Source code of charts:
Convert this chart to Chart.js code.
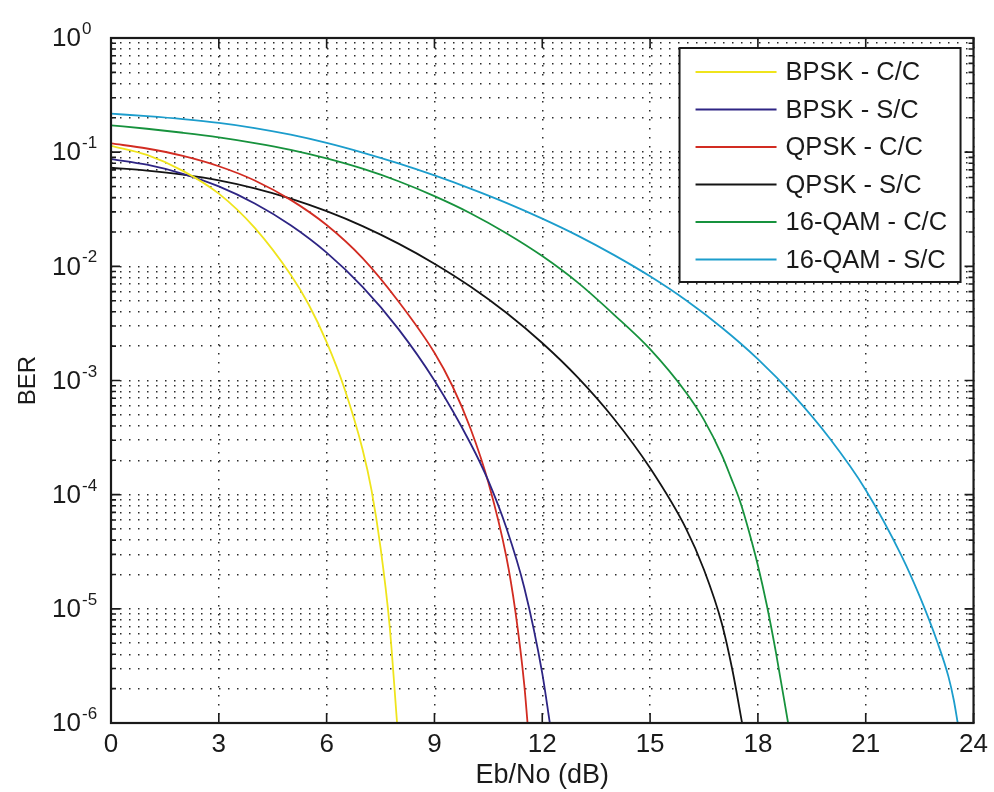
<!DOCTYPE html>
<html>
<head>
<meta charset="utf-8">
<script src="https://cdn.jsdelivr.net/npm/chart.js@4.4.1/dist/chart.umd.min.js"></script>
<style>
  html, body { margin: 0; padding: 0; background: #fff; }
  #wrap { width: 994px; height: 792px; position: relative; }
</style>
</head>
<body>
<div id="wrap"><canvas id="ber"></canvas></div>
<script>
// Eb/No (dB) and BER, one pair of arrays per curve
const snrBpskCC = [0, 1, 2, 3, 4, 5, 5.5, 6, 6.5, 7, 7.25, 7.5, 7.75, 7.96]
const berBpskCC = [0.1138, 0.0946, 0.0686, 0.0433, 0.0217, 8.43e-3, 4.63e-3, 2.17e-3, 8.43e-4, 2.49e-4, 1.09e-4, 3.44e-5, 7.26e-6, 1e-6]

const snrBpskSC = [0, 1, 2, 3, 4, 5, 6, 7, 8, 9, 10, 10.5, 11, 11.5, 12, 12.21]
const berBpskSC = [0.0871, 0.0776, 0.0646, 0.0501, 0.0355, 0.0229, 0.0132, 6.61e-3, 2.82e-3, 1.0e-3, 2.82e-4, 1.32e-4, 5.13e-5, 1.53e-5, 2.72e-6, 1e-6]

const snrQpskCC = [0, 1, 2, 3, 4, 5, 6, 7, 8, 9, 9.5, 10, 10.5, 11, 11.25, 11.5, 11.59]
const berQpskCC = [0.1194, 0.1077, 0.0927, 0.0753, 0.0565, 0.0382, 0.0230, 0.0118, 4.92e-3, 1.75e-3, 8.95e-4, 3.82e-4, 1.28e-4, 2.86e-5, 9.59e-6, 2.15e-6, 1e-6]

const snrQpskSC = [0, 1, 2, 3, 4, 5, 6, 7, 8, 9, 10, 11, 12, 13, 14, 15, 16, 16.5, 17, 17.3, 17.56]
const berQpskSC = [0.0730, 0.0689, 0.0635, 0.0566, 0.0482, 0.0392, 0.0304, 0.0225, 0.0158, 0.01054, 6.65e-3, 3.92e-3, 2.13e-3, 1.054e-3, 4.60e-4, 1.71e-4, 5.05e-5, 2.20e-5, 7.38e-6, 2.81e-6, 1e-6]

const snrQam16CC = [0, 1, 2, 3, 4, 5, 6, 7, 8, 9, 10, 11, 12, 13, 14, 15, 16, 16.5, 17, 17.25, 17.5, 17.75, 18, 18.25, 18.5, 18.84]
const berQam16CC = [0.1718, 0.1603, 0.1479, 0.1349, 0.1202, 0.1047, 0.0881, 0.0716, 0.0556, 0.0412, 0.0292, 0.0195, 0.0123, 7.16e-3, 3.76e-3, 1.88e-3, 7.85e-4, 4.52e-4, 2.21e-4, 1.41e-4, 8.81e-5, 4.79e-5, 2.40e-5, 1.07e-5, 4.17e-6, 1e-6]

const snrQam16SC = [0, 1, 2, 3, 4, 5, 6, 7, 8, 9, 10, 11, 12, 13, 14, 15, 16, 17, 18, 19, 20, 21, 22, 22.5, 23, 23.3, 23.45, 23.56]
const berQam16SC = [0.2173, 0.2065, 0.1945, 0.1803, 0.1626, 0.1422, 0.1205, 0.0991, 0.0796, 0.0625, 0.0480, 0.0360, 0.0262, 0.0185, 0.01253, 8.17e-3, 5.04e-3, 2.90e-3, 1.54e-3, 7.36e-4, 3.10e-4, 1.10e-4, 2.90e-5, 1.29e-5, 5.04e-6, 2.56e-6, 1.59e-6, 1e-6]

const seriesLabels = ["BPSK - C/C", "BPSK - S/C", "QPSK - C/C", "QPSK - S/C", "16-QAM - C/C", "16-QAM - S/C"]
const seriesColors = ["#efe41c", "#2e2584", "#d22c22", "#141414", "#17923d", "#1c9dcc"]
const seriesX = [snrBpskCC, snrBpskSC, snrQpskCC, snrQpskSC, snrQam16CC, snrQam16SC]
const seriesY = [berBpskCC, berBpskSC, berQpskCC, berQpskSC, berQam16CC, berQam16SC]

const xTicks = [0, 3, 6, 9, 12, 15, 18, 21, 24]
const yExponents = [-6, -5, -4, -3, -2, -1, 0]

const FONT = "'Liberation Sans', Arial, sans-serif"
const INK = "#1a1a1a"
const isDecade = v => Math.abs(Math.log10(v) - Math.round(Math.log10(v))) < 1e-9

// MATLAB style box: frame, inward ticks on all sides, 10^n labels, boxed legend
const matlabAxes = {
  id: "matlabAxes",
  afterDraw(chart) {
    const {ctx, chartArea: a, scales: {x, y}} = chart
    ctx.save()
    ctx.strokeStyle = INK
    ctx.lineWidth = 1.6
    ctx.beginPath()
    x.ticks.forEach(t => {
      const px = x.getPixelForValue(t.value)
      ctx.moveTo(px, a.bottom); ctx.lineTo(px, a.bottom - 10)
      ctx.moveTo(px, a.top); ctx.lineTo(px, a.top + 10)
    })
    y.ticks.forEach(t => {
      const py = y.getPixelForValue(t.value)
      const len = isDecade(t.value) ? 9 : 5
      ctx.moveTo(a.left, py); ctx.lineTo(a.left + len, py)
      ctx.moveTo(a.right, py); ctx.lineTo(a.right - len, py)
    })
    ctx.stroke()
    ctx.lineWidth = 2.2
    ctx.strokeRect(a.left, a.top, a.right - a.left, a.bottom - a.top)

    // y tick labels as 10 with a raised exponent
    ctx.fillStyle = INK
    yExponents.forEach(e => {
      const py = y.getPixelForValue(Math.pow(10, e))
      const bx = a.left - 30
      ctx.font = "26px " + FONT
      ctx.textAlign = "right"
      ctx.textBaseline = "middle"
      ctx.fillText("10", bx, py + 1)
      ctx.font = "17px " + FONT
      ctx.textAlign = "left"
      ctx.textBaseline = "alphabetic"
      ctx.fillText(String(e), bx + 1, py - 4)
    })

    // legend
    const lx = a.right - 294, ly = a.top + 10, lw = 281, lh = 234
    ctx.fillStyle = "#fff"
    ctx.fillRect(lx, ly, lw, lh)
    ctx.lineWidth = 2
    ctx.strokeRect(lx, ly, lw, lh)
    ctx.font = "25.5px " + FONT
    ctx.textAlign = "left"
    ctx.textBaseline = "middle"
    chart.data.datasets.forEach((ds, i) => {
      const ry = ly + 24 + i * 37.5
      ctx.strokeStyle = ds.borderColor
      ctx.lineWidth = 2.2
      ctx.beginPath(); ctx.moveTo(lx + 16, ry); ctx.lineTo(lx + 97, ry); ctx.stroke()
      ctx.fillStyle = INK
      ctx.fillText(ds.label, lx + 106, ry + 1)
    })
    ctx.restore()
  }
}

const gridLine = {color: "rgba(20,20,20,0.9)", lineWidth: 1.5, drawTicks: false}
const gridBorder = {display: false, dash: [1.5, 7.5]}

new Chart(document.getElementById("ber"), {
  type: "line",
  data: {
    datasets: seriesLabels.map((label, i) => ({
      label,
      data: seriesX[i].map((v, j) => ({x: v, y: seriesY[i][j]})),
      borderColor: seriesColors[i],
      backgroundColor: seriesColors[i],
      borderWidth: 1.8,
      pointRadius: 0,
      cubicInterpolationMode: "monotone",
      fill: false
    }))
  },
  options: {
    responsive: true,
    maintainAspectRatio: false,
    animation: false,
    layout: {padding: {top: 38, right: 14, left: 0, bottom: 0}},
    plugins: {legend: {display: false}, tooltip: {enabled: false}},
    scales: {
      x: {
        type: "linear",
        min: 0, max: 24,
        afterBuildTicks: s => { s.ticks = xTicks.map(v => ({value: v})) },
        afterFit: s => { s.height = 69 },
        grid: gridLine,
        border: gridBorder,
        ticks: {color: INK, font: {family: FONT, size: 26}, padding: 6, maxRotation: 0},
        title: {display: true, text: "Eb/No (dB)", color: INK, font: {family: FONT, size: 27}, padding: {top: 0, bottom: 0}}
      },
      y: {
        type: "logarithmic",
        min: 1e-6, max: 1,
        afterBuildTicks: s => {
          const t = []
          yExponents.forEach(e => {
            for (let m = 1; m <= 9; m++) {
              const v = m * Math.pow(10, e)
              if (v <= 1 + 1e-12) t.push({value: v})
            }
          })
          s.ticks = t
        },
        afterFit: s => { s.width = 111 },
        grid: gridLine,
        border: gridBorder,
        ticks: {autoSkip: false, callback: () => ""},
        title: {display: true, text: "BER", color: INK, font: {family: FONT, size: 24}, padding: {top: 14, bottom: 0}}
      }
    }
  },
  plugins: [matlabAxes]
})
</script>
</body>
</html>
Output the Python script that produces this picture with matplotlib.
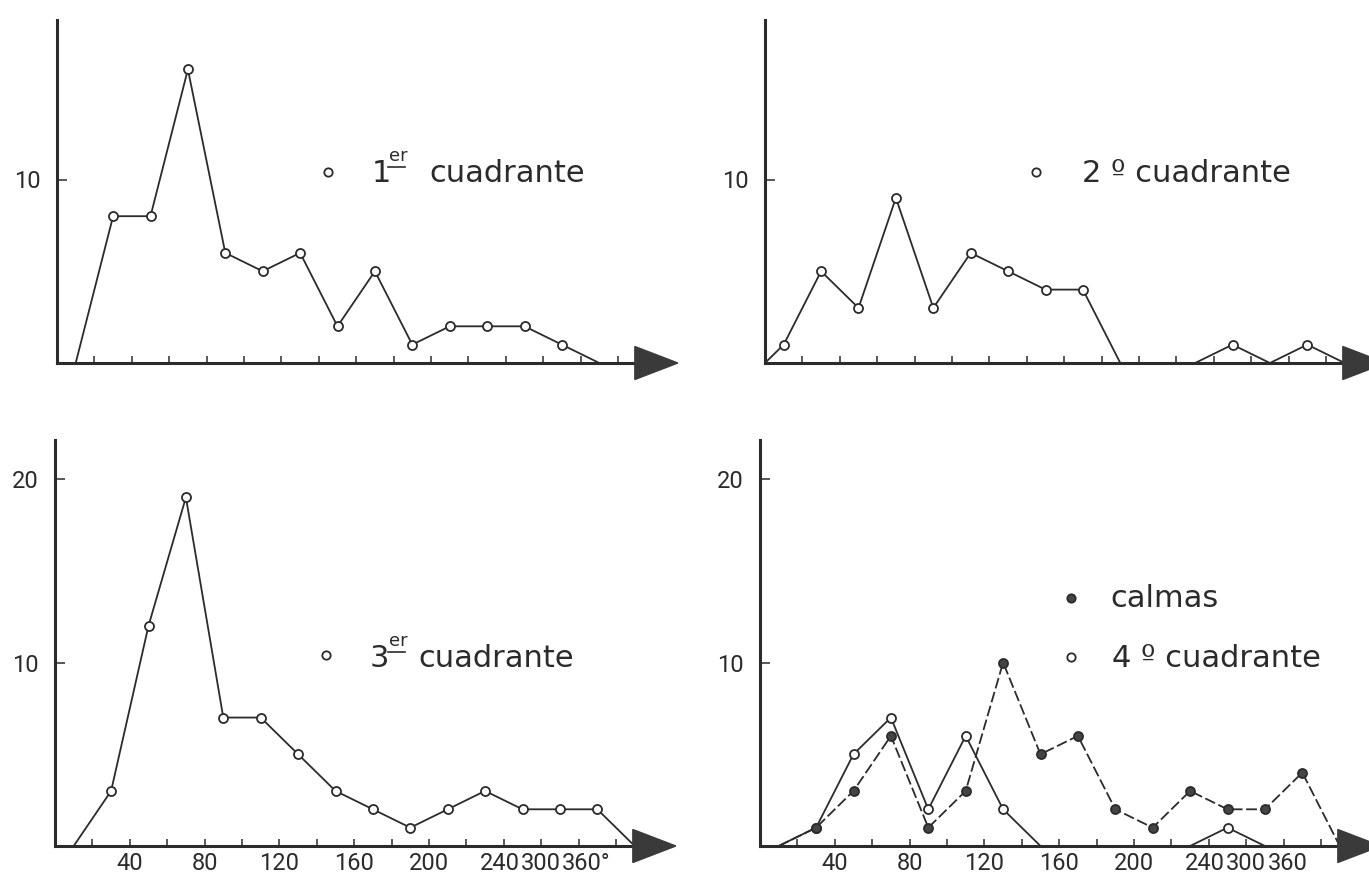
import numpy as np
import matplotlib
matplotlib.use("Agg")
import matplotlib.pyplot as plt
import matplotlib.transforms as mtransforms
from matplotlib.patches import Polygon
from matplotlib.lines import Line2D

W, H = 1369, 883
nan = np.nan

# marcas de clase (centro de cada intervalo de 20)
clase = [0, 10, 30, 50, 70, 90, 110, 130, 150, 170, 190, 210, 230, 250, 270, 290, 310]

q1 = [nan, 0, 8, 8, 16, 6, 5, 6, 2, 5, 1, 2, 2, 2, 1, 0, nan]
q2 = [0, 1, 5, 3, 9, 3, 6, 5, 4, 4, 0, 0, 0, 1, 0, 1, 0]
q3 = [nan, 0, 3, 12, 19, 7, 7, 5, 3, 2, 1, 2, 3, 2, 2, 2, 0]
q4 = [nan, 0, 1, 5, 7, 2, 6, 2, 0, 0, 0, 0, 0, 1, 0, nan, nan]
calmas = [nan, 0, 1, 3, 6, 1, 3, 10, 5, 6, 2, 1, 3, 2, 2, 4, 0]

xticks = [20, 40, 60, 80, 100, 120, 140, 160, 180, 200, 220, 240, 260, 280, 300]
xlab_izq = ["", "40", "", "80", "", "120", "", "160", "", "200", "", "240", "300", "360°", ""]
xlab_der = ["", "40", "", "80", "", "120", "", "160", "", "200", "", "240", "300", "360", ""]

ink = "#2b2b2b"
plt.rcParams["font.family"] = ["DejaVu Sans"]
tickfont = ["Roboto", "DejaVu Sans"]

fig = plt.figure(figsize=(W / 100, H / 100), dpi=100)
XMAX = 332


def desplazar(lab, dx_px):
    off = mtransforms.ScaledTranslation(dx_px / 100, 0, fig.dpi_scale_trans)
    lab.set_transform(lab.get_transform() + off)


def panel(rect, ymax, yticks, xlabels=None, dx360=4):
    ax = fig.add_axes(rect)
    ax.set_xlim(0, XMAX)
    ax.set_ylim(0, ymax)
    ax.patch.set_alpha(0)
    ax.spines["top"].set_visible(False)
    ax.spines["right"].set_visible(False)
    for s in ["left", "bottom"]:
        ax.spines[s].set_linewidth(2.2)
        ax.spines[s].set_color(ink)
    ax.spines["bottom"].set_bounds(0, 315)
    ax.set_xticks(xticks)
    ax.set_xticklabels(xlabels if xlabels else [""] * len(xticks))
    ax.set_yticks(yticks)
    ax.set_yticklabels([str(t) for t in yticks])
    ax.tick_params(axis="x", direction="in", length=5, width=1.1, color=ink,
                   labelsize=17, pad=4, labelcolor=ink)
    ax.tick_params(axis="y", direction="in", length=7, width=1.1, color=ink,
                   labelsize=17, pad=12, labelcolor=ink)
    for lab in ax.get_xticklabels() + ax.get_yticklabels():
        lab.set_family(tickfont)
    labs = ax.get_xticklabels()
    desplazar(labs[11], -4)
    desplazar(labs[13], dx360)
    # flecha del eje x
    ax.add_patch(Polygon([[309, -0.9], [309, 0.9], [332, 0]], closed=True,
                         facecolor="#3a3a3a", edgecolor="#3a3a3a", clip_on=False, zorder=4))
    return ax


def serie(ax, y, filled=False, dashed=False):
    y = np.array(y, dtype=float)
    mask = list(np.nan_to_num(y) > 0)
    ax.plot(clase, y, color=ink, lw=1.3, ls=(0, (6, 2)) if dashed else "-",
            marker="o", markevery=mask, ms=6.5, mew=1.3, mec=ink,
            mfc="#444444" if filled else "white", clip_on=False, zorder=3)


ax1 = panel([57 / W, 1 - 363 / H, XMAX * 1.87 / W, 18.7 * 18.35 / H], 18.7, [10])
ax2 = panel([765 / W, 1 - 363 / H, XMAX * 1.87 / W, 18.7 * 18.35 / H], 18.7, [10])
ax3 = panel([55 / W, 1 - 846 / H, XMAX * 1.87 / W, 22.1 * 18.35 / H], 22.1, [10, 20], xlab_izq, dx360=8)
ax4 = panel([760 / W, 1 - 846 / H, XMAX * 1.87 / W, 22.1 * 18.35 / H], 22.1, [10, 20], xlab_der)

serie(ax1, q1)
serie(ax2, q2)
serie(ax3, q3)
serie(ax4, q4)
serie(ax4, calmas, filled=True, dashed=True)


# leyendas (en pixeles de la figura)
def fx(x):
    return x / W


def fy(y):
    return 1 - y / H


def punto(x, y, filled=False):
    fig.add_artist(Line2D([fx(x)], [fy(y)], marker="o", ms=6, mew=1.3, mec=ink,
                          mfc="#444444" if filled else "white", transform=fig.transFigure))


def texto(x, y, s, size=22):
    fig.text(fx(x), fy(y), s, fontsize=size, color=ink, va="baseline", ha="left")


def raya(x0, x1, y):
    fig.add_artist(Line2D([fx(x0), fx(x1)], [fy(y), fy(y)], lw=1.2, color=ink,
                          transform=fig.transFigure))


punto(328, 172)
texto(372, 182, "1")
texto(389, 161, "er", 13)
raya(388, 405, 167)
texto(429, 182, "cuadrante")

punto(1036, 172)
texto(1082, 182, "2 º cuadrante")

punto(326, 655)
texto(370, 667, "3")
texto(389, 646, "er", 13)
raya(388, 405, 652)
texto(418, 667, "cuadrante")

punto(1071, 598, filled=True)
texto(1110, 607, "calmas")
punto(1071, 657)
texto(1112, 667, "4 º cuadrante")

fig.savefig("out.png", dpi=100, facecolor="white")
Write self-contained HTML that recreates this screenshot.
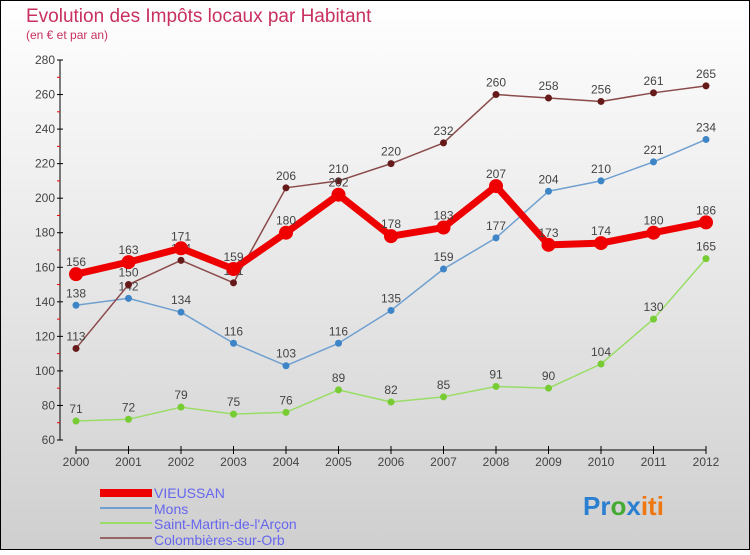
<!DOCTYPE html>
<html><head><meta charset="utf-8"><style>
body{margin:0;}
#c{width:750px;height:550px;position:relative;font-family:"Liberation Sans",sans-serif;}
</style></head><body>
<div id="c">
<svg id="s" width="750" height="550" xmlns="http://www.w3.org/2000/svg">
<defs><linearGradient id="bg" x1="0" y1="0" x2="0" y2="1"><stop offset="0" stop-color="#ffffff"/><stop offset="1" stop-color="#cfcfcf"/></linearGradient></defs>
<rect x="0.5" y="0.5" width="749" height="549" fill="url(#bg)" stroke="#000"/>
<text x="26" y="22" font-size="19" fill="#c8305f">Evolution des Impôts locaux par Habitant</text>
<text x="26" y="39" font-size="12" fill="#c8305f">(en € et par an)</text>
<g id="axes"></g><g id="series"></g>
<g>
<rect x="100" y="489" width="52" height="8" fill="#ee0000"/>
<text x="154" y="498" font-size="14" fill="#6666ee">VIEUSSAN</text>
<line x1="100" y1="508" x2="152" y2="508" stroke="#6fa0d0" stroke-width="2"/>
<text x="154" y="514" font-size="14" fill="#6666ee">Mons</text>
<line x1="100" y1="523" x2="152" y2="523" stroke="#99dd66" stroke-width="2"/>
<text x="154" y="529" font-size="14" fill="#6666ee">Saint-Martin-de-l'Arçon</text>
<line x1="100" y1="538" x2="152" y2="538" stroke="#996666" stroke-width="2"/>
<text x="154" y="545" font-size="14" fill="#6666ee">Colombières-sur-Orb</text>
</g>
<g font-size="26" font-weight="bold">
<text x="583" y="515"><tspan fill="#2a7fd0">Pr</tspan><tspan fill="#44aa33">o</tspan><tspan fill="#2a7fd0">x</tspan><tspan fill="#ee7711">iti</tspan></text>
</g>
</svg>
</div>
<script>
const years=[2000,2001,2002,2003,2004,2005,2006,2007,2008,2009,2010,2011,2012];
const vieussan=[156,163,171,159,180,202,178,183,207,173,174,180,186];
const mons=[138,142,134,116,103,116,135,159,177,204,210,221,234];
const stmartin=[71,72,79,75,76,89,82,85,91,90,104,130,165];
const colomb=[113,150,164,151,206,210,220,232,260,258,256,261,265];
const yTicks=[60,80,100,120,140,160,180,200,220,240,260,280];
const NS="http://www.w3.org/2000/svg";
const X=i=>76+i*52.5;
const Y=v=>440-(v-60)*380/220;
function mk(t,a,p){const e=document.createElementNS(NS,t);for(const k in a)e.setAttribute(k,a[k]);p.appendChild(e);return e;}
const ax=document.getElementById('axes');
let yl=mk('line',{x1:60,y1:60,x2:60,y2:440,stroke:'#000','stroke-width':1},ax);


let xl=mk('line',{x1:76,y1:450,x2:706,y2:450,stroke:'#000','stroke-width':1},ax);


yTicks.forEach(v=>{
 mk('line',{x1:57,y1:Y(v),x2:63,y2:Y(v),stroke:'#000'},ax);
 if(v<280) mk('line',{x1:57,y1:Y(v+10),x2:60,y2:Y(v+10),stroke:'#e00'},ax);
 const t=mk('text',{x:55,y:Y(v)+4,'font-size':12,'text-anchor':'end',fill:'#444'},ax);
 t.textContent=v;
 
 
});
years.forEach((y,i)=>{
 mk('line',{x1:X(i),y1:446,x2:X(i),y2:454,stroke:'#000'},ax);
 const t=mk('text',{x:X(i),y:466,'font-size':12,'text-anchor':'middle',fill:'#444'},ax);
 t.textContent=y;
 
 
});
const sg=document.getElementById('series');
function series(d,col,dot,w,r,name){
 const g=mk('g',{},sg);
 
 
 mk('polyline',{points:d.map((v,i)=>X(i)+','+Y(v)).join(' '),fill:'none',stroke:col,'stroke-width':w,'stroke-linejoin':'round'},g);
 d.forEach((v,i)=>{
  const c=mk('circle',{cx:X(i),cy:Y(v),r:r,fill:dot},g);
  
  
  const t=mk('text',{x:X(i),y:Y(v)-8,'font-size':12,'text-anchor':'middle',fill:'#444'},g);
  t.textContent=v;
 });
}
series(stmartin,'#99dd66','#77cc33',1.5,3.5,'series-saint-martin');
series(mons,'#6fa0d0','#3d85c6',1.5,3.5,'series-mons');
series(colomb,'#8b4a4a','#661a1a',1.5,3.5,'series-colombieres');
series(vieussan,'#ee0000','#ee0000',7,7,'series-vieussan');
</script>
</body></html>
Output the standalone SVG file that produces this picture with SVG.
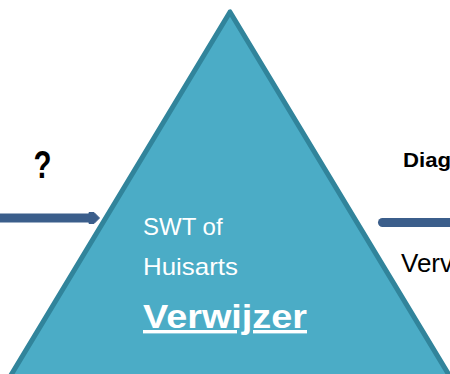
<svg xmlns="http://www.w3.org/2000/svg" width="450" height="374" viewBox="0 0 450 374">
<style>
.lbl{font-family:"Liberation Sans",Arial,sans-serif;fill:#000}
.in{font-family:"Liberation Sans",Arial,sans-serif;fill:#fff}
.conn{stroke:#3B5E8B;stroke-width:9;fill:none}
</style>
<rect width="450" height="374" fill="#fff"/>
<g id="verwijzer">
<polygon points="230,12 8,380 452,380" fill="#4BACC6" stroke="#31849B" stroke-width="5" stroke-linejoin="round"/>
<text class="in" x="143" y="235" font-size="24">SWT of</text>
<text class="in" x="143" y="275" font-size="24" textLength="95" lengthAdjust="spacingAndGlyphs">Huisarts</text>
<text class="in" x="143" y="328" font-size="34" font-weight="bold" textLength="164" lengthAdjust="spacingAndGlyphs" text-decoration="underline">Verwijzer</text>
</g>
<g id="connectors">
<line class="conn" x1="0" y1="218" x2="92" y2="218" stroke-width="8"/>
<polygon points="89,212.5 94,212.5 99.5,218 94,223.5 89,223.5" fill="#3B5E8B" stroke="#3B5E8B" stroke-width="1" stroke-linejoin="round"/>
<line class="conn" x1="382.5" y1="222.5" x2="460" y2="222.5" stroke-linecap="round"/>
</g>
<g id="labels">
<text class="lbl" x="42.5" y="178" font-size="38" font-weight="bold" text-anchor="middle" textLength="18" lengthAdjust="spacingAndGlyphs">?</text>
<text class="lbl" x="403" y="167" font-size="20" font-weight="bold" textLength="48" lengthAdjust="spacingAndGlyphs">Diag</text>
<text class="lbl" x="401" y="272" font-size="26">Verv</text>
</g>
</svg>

EXERCISE AIM:
Return only the lines from the start of the data through the line that contains "9.59e-6, 2.15e-6, 1e-6]", please, copying them exactly and omitting all pictures.

FULL SOLUTION:
Convert this chart to Chart.js code.
<!DOCTYPE html>
<html>
<head>
<meta charset="utf-8">
<script src="https://cdn.jsdelivr.net/npm/chart.js@4.4.1/dist/chart.umd.min.js"></script>
<style>
  html, body { margin: 0; padding: 0; background: #fff; }
  #wrap { width: 994px; height: 792px; position: relative; }
</style>
</head>
<body>
<div id="wrap"><canvas id="ber"></canvas></div>
<script>
// Eb/No (dB) and BER, one pair of arrays per curve
const snrBpskCC = [0, 1, 2, 3, 4, 5, 5.5, 6, 6.5, 7, 7.25, 7.5, 7.75, 7.96]
const berBpskCC = [0.1138, 0.0946, 0.0686, 0.0433, 0.0217, 8.43e-3, 4.63e-3, 2.17e-3, 8.43e-4, 2.49e-4, 1.09e-4, 3.44e-5, 7.26e-6, 1e-6]

const snrBpskSC = [0, 1, 2, 3, 4, 5, 6, 7, 8, 9, 10, 10.5, 11, 11.5, 12, 12.21]
const berBpskSC = [0.0871, 0.0776, 0.0646, 0.0501, 0.0355, 0.0229, 0.0132, 6.61e-3, 2.82e-3, 1.0e-3, 2.82e-4, 1.32e-4, 5.13e-5, 1.53e-5, 2.72e-6, 1e-6]

const snrQpskCC = [0, 1, 2, 3, 4, 5, 6, 7, 8, 9, 9.5, 10, 10.5, 11, 11.25, 11.5, 11.59]
const berQpskCC = [0.1194, 0.1077, 0.0927, 0.0753, 0.0565, 0.0382, 0.0230, 0.0118, 4.92e-3, 1.75e-3, 8.95e-4, 3.82e-4, 1.28e-4, 2.86e-5, 9.59e-6, 2.15e-6, 1e-6]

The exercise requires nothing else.